Supplied material:
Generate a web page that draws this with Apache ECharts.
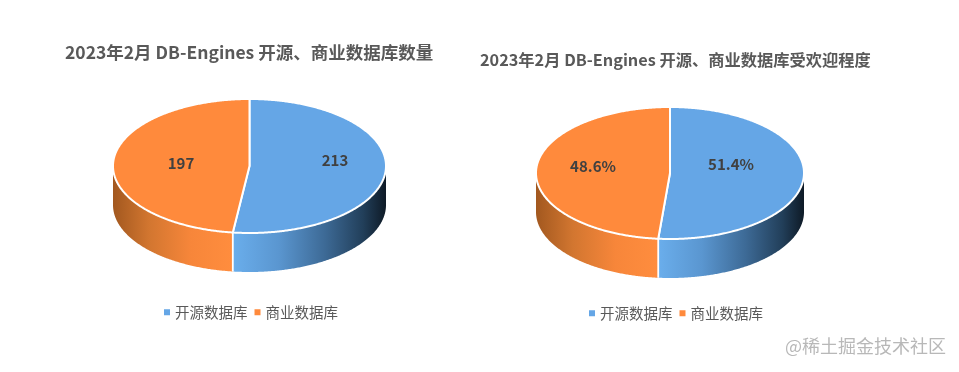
<!DOCTYPE html>
<html><head><meta charset="utf-8">
<style>html,body{margin:0;padding:0;background:#fff}#c{width:959px;height:372px}</style>
<script src="https://cdn.jsdelivr.net/npm/echarts@6/dist/echarts.min.js"></script>
</head><body><div id="c"></div>
<script>
const categories = ['开源数据库', '商业数据库'];
const countValues = [213, 197];
const shareValues = [51.4, 48.6];
const chartTitles = ['2023年2月 DB-Engines 开源、商业数据库数量', '2023年2月 DB-Engines 开源、商业数据库受欢迎程度'];
const watermark = '@稀土掘金技术社区';

const palette = ['#65A6E6', '#FF8A3C'];
const wallStops = [
  [[0, '#6AAEEC'], [0.3, '#5A96D0'], [0.6, '#3D6A96'], [0.85, '#223F5A'], [1, '#0E1A26']],
  [[0, '#A2581F'], [0.3, '#D27630'], [0.65, '#F7863A'], [1, '#FF8D3E']]
];
const pies = [
  { cx: 249.5, cy: 166, rx: 136.5, ry: 67, depth: 39, values: countValues, suffix: '', labels: [[335, 160], [181, 163]], legendLeft: 164, legendTop: 305 },
  { cx: 670, cy: 173, rx: 134, ry: 66, depth: 39, values: shareValues, suffix: '%', labels: [[731, 164], [593, 166]], legendLeft: 589, legendTop: 306 }
];

function pt(p, deg, dy) {
  const a = deg * Math.PI / 180;
  return [p.cx + p.rx * Math.sin(a), p.cy - p.ry * Math.cos(a) + (dy || 0)];
}
function arc(p, from, to, dy) {
  const out = [], n = Math.max(2, Math.ceil(Math.abs(to - from) * 2));
  for (let i = 0; i <= n; i++) out.push(pt(p, from + (to - from) * i / n, dy));
  return out;
}
function sliceRenderer(p, idx) {
  return function (params, api) {
    const total = p.values.reduce((a, b) => a + b, 0);
    const startVal = p.values.slice(0, idx).reduce((a, b) => a + b, 0);
    const value = api.value(0);
    const start = startVal / total * 360, end = (startVal + value) / total * 360;
    const children = [];
    const wFrom = Math.max(start, 90), wTo = Math.min(end, 270);
    if (wTo > wFrom) {
      const top = arc(p, wFrom, wTo, 0), bottom = arc(p, wTo, wFrom, p.depth);
      children.push({
        type: 'polygon', z2: 1,
        shape: { points: top.concat(bottom) },
        style: { fill: new echarts.graphic.LinearGradient(0, 0, 1, 0, wallStops[idx].map(s => ({ offset: s[0], color: s[1] }))) }
      });
    }
    if (start > 90 && start < 270) {
      const a = pt(p, start, 0), b = pt(p, start, p.depth);
      children.push({ type: 'line', z2: 2, shape: { x1: a[0], y1: a[1], x2: b[0], y2: b[1] }, style: { stroke: '#fff', lineWidth: 1.8 } });
    }
    children.push({
      type: 'polygon', z2: 3,
      shape: { points: [[p.cx, p.cy]].concat(arc(p, start, end, 0)) },
      style: { fill: palette[idx], stroke: '#fff', lineWidth: 2, lineJoin: 'round' }
    });
    children.push({
      type: 'text', z2: 4, x: p.labels[idx][0], y: p.labels[idx][1],
      style: { text: value + p.suffix, fill: '#404040', font: 'bold 15px "Noto Sans CJK SC","Noto Sans",sans-serif', align: 'center', verticalAlign: 'middle' }
    });
    return { type: 'group', children };
  };
}

const series = [];
pies.forEach(p => {
  categories.forEach((name, idx) => {
    series.push({
      type: 'custom', name, coordinateSystem: 'none', silent: true, z: 2,
      itemStyle: { color: palette[idx] },
      data: [[p.values[idx]]],
      renderItem: sliceRenderer(p, idx)
    });
  });
});

const fam = '"Noto Sans CJK SC","Noto Sans",sans-serif';
const chart = echarts.init(document.getElementById('c'), null, { renderer: 'canvas' });
chart.setOption({
  animation: false,
  color: palette,
  title: [
    { text: chartTitles[0], left: 65, top: 44, padding: 0, textStyle: { fontFamily: fam, fontWeight: 'bold', fontSize: 17.5, color: '#595959' } },
    { text: chartTitles[1], left: 480, top: 52, padding: 0, textStyle: { fontFamily: fam, fontWeight: 'bold', fontSize: 16.25, color: '#595959' } },
    { text: watermark, left: 785, top: 337, padding: 0, textStyle: { fontFamily: fam, fontSize: 18, fontWeight: 'normal', color: '#B8B8B8' } }
  ],
  legend: pies.map(p => ({
    left: p.legendLeft, top: p.legendTop, padding: 0, itemWidth: 6, itemHeight: 6, itemGap: 7,
    icon: 'rect', selectedMode: false, data: categories,
    textStyle: { fontFamily: fam, fontSize: 14.5, color: '#595959' }
  })),
  series
});
</script></body></html>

Problem to solve: Reproduce the listing above exactly, excluding all pictures.

Task output:
Generate a web page that draws this with Apache ECharts.
<!DOCTYPE html>
<html><head><meta charset="utf-8">
<style>html,body{margin:0;padding:0;background:#fff}#c{width:959px;height:372px}</style>
<script src="https://cdn.jsdelivr.net/npm/echarts@6/dist/echarts.min.js"></script>
</head><body><div id="c"></div>
<script>
const categories = ['开源数据库', '商业数据库'];
const countValues = [213, 197];
const shareValues = [51.4, 48.6];
const chartTitles = ['2023年2月 DB-Engines 开源、商业数据库数量', '2023年2月 DB-Engines 开源、商业数据库受欢迎程度'];
const watermark = '@稀土掘金技术社区';

const palette = ['#65A6E6', '#FF8A3C'];
const wallStops = [
  [[0, '#6AAEEC'], [0.3, '#5A96D0'], [0.6, '#3D6A96'], [0.85, '#223F5A'], [1, '#0E1A26']],
  [[0, '#A2581F'], [0.3, '#D27630'], [0.65, '#F7863A'], [1, '#FF8D3E']]
];
const pies = [
  { cx: 249.5, cy: 166, rx: 136.5, ry: 67, depth: 39, values: countValues, suffix: '', labels: [[335, 160], [181, 163]], legendLeft: 164, legendTop: 305 },
  { cx: 670, cy: 173, rx: 134, ry: 66, depth: 39, values: shareValues, suffix: '%', labels: [[731, 164], [593, 166]], legendLeft: 589, legendTop: 306 }
];

function pt(p, deg, dy) {
  const a = deg * Math.PI / 180;
  return [p.cx + p.rx * Math.sin(a), p.cy - p.ry * Math.cos(a) + (dy || 0)];
}
function arc(p, from, to, dy) {
  const out = [], n = Math.max(2, Math.ceil(Math.abs(to - from) * 2));
  for (let i = 0; i <= n; i++) out.push(pt(p, from + (to - from) * i / n, dy));
  return out;
}
function sliceRenderer(p, idx) {
  return function (params, api) {
    const total = p.values.reduce((a, b) => a + b, 0);
    const startVal = p.values.slice(0, idx).reduce((a, b) => a + b, 0);
    const value = api.value(0);
    const start = startVal / total * 360, end = (startVal + value) / total * 360;
    const children = [];
    const wFrom = Math.max(start, 90), wTo = Math.min(end, 270);
    if (wTo > wFrom) {
      const top = arc(p, wFrom, wTo, 0), bottom = arc(p, wTo, wFrom, p.depth);
      children.push({
        type: 'polygon', z2: 1,
        shape: { points: top.concat(bottom) },
        style: { fill: new echarts.graphic.LinearGradient(0, 0, 1, 0, wallStops[idx].map(s => ({ offset: s[0], color: s[1] }))) }
      });
    }
    if (start > 90 && start < 270) {
      const a = pt(p, start, 0), b = pt(p, start, p.depth);
      children.push({ type: 'line', z2: 2, shape: { x1: a[0], y1: a[1], x2: b[0], y2: b[1] }, style: { stroke: '#fff', lineWidth: 1.8 } });
    }
    children.push({
      type: 'polygon', z2: 3,
      shape: { points: [[p.cx, p.cy]].concat(arc(p, start, end, 0)) },
      style: { fill: palette[idx], stroke: '#fff', lineWidth: 2, lineJoin: 'round' }
    });
    children.push({
      type: 'text', z2: 4, x: p.labels[idx][0], y: p.labels[idx][1],
      style: { text: value + p.suffix, fill: '#404040', font: 'bold 15px "Noto Sans CJK SC","Noto Sans",sans-serif', align: 'center', verticalAlign: 'middle' }
    });
    return { type: 'group', children };
  };
}

const series = [];
pies.forEach(p => {
  categories.forEach((name, idx) => {
    series.push({
      type: 'custom', name, coordinateSystem: 'none', silent: true, z: 2,
      itemStyle: { color: palette[idx] },
      data: [[p.values[idx]]],
      renderItem: sliceRenderer(p, idx)
    });
  });
});

const fam = '"Noto Sans CJK SC","Noto Sans",sans-serif';
const chart = echarts.init(document.getElementById('c'), null, { renderer: 'canvas' });
chart.setOption({
  animation: false,
  color: palette,
  title: [
    { text: chartTitles[0], left: 65, top: 44, padding: 0, textStyle: { fontFamily: fam, fontWeight: 'bold', fontSize: 17.5, color: '#595959' } },
    { text: chartTitles[1], left: 480, top: 52, padding: 0, textStyle: { fontFamily: fam, fontWeight: 'bold', fontSize: 16.25, color: '#595959' } },
    { text: watermark, left: 785, top: 337, padding: 0, textStyle: { fontFamily: fam, fontSize: 18, fontWeight: 'normal', color: '#B8B8B8' } }
  ],
  legend: pies.map(p => ({
    left: p.legendLeft, top: p.legendTop, padding: 0, itemWidth: 6, itemHeight: 6, itemGap: 7,
    icon: 'rect', selectedMode: false, data: categories,
    textStyle: { fontFamily: fam, fontSize: 14.5, color: '#595959' }
  })),
  series
});
</script></body></html>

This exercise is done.